Streaming could revolutionize the gaming industry

Playing console and PC games through streaming may shift from niche experiment to mainstream reality this year. It’s the biggest gaming news story to watch; if the tech lives up to the hype, streaming will disrupt the gaming industry in a way that many companies will be unprepared for.

Historically streaming’s technical hurdles like high latency and bandwidth requirements have been a barrier to entry, but the latest signs of progress are promising. Google ran a beta of Assassin’s Creed: Odyssey streaming through a Chrome browser. I read positive feedback on the experience, even from dedicated gaming sites like GameSpot; we’ll learn more from Google at GDC tomorrow. And while Microsoft’s xCloud streaming infrastructure is under private beta, they are bullish enough on the technology to release multiple splashy video teasers. If there are any two companies with the right expertise in cloud infrastructure to pull this off, it’s Google and Microsoft.

If streaming infrastructure delivers on its promise — viable under an affordable broadband connection, low enough latency to make games tolerable, a wide game selection — the implications are enormous. “High end” gaming limited to consoles and PCs will expand to any hardware with enough processing to stream video: smartphones, tablets, and smart TVs. This removes a big hurdle for a casual audience that wouldn’t spend hundreds on dedicated gaming hardware. And streaming doesn’t just eliminate budget considerations, it’s also a significant time saver. There’s one less box to set up and in an era where AAA games often exceed 30GB, there’s no more time waiting for downloads. This gives a gaming blockbuster like Red Dead Redemption 2 the same immediacy of a Netflix movie.

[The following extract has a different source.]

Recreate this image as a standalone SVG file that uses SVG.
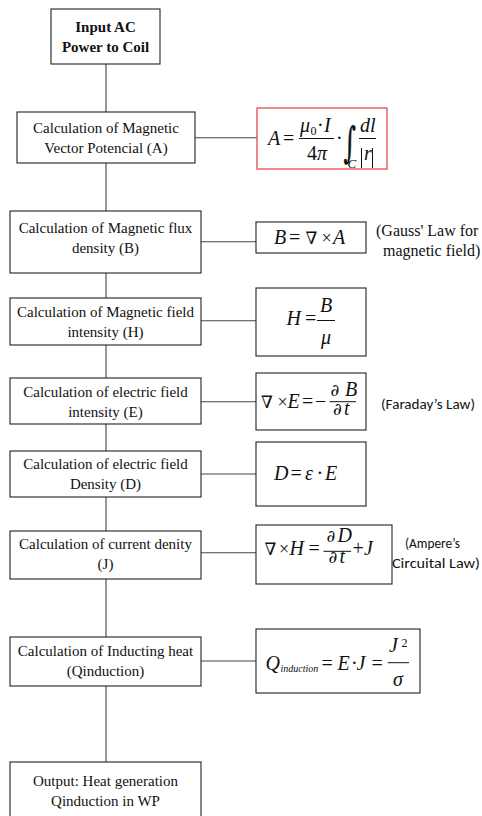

Granted, streaming has a high bar to make this promise a reality. I’d imagine a narrow selection of games at first. Much of the worldwide market has slower internet with bandwidth caps. Latency could make twitchy games like Apex Legends and Call of Duty a poor experience compared to consoles or PCs.

But I question if any concerns I have are more niche than mainstream. History has shown the tech advantages of convenience outweigh concerns around quality, from music (mp3s on Spotify can’t compare to the dynamic range of vinyl) to headphones (AirPods have lesser sound quality than many similarly priced traditional headphones) to movies (Netflix streams have more compression artifacts than Blu-ray). If latency and bandwidth quirks still allow for a “good enough” experience, the advantages of gaming without the time or hardware investment will entice a huge audience. Besides, a large subset of core gamers will sidestep streaming services anyway. Like audiophiles who invest in vinyl and turntables, the dedicated faithful will happily pay for another console or updated video card to ensure a best in class experience.

It’s for this reason that I think Sony and Nintendo, currently riding high as market leaders, are vulnerable over the next few years. On paper, each console manufacturer enjoys an entrenched lead with strong first party exclusives and a large console install base. All signs show both companies will stick to the exclusives-heavy strategy that’s worked for them in past hardware generations. While this appeals to the existing core audience, once Google and Microsoft start streaming high-end gaming over iOS and Android, the available market changes dramatically. Again, convenience trumps quality; to play Mario or the latest Naughty Dog game, you’ll have to invest in a Nintendo or Sony branded box, but the mass appeal and approachability of other games on streaming should outweigh these factors.

Streaming is standout in what should be a lighter year for noteworthy games. The next cycle of console hardware will hold back many titles to 2020 and most of this generation’s hyped games, from Red Dead Redemption 2 to Anthem, are out already. Admittedly Nintendo will have a productive 2019 with a Link’s Awakening remake and new Animal Crossing, but no individual title will draw an audience the way a new Mario, Zelda, or Smash has in previous years.

It’s not just a lack of buzz around software. I expect next generation hardware from Sony and Microsoft to be uninteresting compared to previous generations. Both companies should play it safe, leaning on powerful x86 based machines that should launch at similar power and price points.

With games and hardware more of a settled quality, streaming remains a fascinating unknown. The technology could fizzle, but based on streaming’s success in other media, it has incredible promise.